● **Goal**: All of the material below is to be restated word for word, apart from the pictures.

● **Data segment**:
□ □ □ □ □

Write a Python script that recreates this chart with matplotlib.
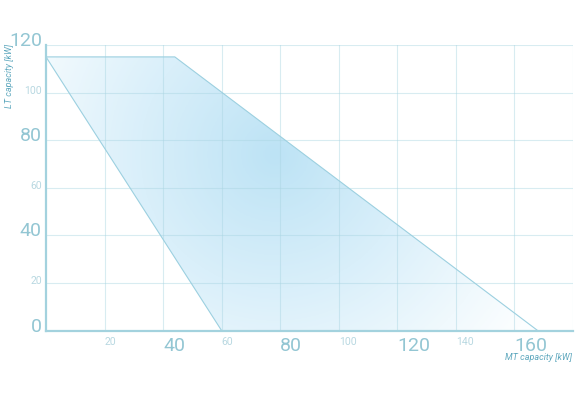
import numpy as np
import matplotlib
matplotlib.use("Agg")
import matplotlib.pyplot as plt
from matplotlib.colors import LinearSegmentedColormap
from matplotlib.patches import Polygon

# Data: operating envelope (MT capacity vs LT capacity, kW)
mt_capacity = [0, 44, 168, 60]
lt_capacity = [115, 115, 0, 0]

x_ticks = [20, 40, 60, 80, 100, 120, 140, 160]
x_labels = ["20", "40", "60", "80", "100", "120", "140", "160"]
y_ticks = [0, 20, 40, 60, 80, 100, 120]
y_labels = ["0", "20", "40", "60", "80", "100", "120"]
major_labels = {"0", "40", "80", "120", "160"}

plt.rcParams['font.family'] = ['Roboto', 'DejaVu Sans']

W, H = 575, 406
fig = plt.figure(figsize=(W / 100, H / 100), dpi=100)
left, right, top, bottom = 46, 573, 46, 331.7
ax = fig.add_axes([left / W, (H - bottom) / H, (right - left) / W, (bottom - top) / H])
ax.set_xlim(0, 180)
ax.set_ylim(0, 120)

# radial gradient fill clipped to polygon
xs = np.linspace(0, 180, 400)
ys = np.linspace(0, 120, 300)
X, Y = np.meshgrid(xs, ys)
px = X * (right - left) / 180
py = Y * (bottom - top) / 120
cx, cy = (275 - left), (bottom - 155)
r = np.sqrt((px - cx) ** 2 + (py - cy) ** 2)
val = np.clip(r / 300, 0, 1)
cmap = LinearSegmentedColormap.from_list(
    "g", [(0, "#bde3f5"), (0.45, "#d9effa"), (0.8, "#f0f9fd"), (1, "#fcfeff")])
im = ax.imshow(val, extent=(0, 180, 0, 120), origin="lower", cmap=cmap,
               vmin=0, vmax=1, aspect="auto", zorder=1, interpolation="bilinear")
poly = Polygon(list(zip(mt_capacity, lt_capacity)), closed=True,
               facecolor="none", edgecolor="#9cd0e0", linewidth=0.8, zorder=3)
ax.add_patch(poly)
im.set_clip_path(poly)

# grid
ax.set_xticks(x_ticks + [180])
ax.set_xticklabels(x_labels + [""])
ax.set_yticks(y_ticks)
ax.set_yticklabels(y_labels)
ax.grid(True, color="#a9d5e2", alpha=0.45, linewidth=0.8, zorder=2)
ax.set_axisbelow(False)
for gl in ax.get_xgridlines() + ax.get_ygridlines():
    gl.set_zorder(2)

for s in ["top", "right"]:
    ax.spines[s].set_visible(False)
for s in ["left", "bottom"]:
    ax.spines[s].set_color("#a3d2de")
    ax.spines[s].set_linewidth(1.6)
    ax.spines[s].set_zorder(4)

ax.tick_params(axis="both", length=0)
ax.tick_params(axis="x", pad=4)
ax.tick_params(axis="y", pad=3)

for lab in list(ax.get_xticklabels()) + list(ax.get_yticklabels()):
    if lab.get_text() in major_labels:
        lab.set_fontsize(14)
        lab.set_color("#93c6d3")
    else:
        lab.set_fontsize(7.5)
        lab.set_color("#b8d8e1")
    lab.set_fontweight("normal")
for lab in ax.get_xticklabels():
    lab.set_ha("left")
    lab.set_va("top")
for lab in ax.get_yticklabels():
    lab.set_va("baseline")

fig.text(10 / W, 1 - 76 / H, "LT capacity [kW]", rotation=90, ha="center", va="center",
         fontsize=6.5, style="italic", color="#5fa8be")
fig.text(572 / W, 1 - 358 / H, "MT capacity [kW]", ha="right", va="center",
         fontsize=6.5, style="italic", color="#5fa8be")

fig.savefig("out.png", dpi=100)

□ □ □ □ □

● **Solution to the problem**:
Write a Python script that recreates this chart with matplotlib.
import numpy as np
import matplotlib
matplotlib.use("Agg")
import matplotlib.pyplot as plt
from matplotlib.colors import LinearSegmentedColormap
from matplotlib.patches import Polygon

# Data: operating envelope (MT capacity vs LT capacity, kW)
mt_capacity = [0, 44, 168, 60]
lt_capacity = [115, 115, 0, 0]

x_ticks = [20, 40, 60, 80, 100, 120, 140, 160]
x_labels = ["20", "40", "60", "80", "100", "120", "140", "160"]
y_ticks = [0, 20, 40, 60, 80, 100, 120]
y_labels = ["0", "20", "40", "60", "80", "100", "120"]
major_labels = {"0", "40", "80", "120", "160"}

plt.rcParams['font.family'] = ['Roboto', 'DejaVu Sans']

W, H = 575, 406
fig = plt.figure(figsize=(W / 100, H / 100), dpi=100)
left, right, top, bottom = 46, 573, 46, 331.7
ax = fig.add_axes([left / W, (H - bottom) / H, (right - left) / W, (bottom - top) / H])
ax.set_xlim(0, 180)
ax.set_ylim(0, 120)

# radial gradient fill clipped to polygon
xs = np.linspace(0, 180, 400)
ys = np.linspace(0, 120, 300)
X, Y = np.meshgrid(xs, ys)
px = X * (right - left) / 180
py = Y * (bottom - top) / 120
cx, cy = (275 - left), (bottom - 155)
r = np.sqrt((px - cx) ** 2 + (py - cy) ** 2)
val = np.clip(r / 300, 0, 1)
cmap = LinearSegmentedColormap.from_list(
    "g", [(0, "#bde3f5"), (0.45, "#d9effa"), (0.8, "#f0f9fd"), (1, "#fcfeff")])
im = ax.imshow(val, extent=(0, 180, 0, 120), origin="lower", cmap=cmap,
               vmin=0, vmax=1, aspect="auto", zorder=1, interpolation="bilinear")
poly = Polygon(list(zip(mt_capacity, lt_capacity)), closed=True,
               facecolor="none", edgecolor="#9cd0e0", linewidth=0.8, zorder=3)
ax.add_patch(poly)
im.set_clip_path(poly)

# grid
ax.set_xticks(x_ticks + [180])
ax.set_xticklabels(x_labels + [""])
ax.set_yticks(y_ticks)
ax.set_yticklabels(y_labels)
ax.grid(True, color="#a9d5e2", alpha=0.45, linewidth=0.8, zorder=2)
ax.set_axisbelow(False)
for gl in ax.get_xgridlines() + ax.get_ygridlines():
    gl.set_zorder(2)

for s in ["top", "right"]:
    ax.spines[s].set_visible(False)
for s in ["left", "bottom"]:
    ax.spines[s].set_color("#a3d2de")
    ax.spines[s].set_linewidth(1.6)
    ax.spines[s].set_zorder(4)

ax.tick_params(axis="both", length=0)
ax.tick_params(axis="x", pad=4)
ax.tick_params(axis="y", pad=3)

for lab in list(ax.get_xticklabels()) + list(ax.get_yticklabels()):
    if lab.get_text() in major_labels:
        lab.set_fontsize(14)
        lab.set_color("#93c6d3")
    else:
        lab.set_fontsize(7.5)
        lab.set_color("#b8d8e1")
    lab.set_fontweight("normal")
for lab in ax.get_xticklabels():
    lab.set_ha("left")
    lab.set_va("top")
for lab in ax.get_yticklabels():
    lab.set_va("baseline")

fig.text(10 / W, 1 - 76 / H, "LT capacity [kW]", rotation=90, ha="center", va="center",
         fontsize=6.5, style="italic", color="#5fa8be")
fig.text(572 / W, 1 - 358 / H, "MT capacity [kW]", ha="right", va="center",
         fontsize=6.5, style="italic", color="#5fa8be")

fig.savefig("out.png", dpi=100)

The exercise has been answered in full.